[Records with drawing code]
↓↓↓

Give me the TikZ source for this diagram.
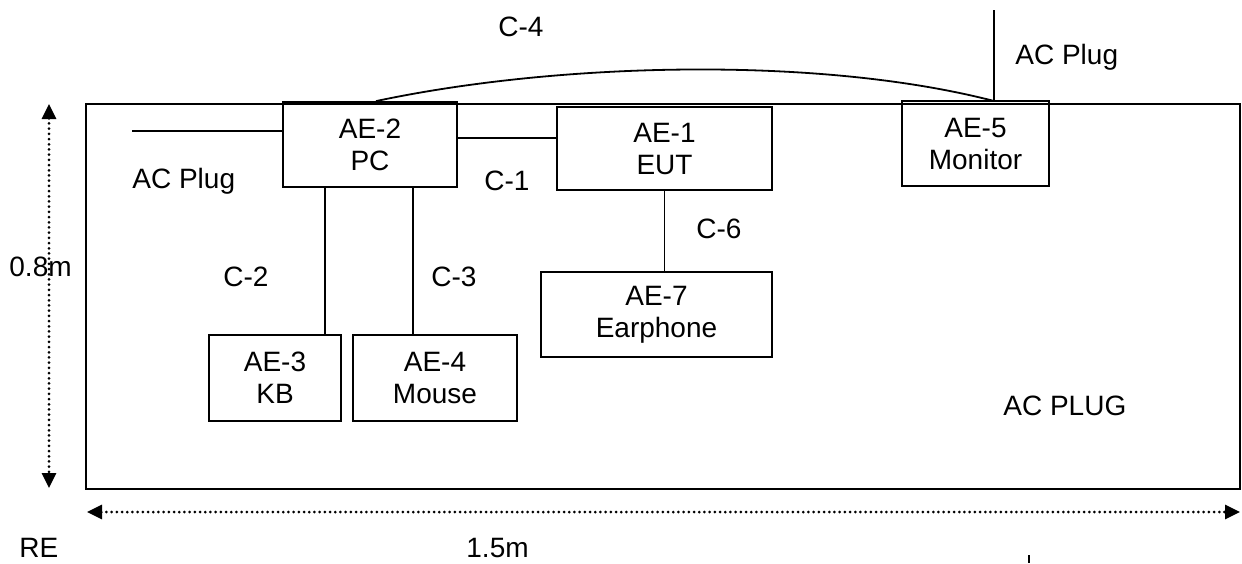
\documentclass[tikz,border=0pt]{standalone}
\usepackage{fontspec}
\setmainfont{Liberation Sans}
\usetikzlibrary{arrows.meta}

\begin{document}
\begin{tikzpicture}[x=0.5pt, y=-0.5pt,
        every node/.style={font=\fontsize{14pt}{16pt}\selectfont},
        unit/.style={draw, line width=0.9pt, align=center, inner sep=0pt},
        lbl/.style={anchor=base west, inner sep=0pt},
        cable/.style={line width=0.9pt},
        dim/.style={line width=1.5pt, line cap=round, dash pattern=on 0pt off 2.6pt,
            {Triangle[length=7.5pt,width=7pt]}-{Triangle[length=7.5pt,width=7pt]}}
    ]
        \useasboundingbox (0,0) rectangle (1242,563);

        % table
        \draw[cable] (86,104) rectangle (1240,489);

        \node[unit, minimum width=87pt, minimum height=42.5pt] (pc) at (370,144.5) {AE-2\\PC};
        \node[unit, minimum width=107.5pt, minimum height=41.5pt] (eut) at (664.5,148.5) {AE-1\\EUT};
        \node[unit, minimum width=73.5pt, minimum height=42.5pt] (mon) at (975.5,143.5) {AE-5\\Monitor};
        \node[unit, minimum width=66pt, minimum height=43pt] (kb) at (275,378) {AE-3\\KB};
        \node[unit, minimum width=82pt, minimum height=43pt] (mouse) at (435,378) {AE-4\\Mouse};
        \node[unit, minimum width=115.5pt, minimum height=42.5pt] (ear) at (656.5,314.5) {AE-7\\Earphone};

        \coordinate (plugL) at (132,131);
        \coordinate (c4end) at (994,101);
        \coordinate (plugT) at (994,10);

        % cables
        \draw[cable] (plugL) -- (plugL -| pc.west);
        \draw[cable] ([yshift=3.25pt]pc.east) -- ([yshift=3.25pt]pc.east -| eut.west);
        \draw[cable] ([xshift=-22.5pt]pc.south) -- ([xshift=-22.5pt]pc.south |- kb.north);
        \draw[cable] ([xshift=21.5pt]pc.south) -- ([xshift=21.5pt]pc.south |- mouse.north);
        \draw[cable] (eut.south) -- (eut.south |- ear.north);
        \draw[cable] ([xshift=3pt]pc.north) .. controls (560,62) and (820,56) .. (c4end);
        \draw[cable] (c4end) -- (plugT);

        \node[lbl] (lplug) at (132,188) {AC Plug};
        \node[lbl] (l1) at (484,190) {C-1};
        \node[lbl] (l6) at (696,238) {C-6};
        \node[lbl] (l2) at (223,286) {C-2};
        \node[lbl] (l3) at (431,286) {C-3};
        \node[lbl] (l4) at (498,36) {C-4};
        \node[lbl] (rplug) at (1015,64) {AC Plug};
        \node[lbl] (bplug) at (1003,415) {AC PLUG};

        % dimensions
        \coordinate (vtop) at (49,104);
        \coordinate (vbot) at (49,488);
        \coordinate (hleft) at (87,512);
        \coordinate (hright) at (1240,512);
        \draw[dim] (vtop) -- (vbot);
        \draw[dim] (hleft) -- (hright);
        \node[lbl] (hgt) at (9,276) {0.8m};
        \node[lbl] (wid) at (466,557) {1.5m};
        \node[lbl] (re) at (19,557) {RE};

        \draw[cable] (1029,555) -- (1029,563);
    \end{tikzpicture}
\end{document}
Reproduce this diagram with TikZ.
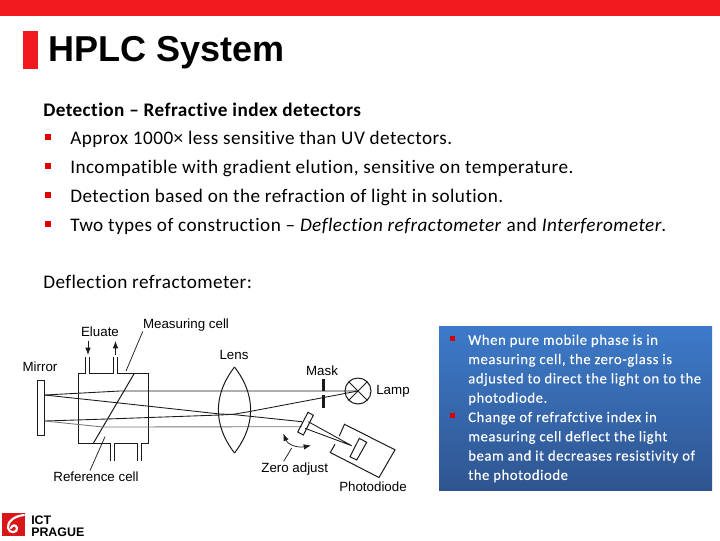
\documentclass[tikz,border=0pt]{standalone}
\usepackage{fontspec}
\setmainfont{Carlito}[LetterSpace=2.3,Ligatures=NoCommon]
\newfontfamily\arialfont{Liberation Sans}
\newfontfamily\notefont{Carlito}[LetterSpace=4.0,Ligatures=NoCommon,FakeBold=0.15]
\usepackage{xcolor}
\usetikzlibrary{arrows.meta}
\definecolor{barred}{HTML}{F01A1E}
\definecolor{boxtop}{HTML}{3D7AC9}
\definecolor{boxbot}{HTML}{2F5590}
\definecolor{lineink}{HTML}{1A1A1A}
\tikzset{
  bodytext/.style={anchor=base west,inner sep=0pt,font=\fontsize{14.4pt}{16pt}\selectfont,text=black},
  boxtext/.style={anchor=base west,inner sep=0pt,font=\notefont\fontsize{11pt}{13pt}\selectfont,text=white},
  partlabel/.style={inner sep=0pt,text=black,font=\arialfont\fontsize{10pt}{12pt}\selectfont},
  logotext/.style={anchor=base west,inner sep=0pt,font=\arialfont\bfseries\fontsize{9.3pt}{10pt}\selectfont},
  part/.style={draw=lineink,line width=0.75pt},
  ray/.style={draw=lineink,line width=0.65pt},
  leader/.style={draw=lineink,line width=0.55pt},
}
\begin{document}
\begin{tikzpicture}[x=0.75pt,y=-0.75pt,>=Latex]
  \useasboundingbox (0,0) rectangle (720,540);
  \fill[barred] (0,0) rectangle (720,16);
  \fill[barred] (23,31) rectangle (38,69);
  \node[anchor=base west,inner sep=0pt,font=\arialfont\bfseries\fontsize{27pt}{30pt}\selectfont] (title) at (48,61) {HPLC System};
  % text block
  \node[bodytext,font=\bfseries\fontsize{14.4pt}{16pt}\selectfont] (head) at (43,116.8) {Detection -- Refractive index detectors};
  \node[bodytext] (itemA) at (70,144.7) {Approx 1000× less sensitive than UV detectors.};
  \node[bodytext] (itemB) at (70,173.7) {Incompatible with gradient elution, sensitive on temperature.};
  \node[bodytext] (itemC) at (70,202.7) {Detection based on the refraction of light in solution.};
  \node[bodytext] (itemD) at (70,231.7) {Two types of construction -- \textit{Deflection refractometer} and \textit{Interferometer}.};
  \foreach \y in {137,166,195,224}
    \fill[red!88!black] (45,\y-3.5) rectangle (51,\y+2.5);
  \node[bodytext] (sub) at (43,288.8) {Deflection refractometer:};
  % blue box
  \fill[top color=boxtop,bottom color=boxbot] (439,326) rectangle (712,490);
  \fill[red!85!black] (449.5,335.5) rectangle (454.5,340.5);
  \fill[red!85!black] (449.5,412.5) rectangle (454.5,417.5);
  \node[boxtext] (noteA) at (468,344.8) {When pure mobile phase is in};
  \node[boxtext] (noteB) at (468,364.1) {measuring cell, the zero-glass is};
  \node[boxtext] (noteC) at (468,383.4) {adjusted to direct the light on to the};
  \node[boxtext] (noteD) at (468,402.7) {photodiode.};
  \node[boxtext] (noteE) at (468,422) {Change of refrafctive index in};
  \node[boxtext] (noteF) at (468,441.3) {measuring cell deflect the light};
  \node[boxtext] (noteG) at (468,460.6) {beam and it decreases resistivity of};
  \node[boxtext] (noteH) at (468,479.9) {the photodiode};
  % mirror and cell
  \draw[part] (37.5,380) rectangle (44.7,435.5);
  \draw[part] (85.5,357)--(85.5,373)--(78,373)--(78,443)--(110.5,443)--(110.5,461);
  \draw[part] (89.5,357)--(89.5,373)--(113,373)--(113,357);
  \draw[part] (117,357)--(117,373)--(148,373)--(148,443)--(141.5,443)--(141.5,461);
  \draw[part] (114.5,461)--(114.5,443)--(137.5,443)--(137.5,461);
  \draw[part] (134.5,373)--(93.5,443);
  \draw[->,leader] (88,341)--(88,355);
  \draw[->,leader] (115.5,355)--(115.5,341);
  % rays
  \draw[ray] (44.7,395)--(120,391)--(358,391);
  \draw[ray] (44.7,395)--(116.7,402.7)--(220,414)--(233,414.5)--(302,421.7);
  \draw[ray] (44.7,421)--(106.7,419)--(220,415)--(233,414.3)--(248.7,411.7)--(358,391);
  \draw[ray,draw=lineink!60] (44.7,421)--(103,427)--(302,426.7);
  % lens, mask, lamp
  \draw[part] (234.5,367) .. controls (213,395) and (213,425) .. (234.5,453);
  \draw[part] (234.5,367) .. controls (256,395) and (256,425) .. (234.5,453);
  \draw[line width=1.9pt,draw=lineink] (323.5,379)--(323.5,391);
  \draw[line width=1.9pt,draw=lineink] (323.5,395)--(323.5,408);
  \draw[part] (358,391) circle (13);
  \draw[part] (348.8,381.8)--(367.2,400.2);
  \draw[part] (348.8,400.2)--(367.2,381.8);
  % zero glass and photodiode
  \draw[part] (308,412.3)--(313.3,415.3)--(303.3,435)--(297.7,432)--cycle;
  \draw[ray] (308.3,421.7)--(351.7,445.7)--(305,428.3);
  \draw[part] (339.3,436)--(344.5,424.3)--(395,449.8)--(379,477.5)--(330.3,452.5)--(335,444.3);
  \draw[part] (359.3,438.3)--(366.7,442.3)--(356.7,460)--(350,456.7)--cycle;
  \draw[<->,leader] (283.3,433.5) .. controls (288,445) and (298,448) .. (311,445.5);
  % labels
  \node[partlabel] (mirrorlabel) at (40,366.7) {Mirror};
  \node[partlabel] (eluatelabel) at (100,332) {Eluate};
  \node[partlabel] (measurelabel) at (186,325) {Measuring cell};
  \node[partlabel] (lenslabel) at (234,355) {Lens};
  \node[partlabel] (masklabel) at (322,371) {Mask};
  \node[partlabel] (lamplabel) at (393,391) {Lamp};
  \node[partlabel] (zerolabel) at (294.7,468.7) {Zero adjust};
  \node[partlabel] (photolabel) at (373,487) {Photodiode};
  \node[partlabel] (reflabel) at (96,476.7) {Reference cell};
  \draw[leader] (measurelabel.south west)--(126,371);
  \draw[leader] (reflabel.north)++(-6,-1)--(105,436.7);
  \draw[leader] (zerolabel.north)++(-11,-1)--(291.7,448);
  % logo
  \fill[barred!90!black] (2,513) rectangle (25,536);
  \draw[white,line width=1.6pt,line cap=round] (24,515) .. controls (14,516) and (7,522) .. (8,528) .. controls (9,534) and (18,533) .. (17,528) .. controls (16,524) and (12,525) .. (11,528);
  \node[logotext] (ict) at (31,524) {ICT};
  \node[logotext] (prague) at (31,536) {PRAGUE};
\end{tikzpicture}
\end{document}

↑↑↑

- Direction -
From the data above, copy each line where the string "this" appears.

- Exercise response -
Give me the TikZ source for this diagram.
Reproduce this diagram with TikZ.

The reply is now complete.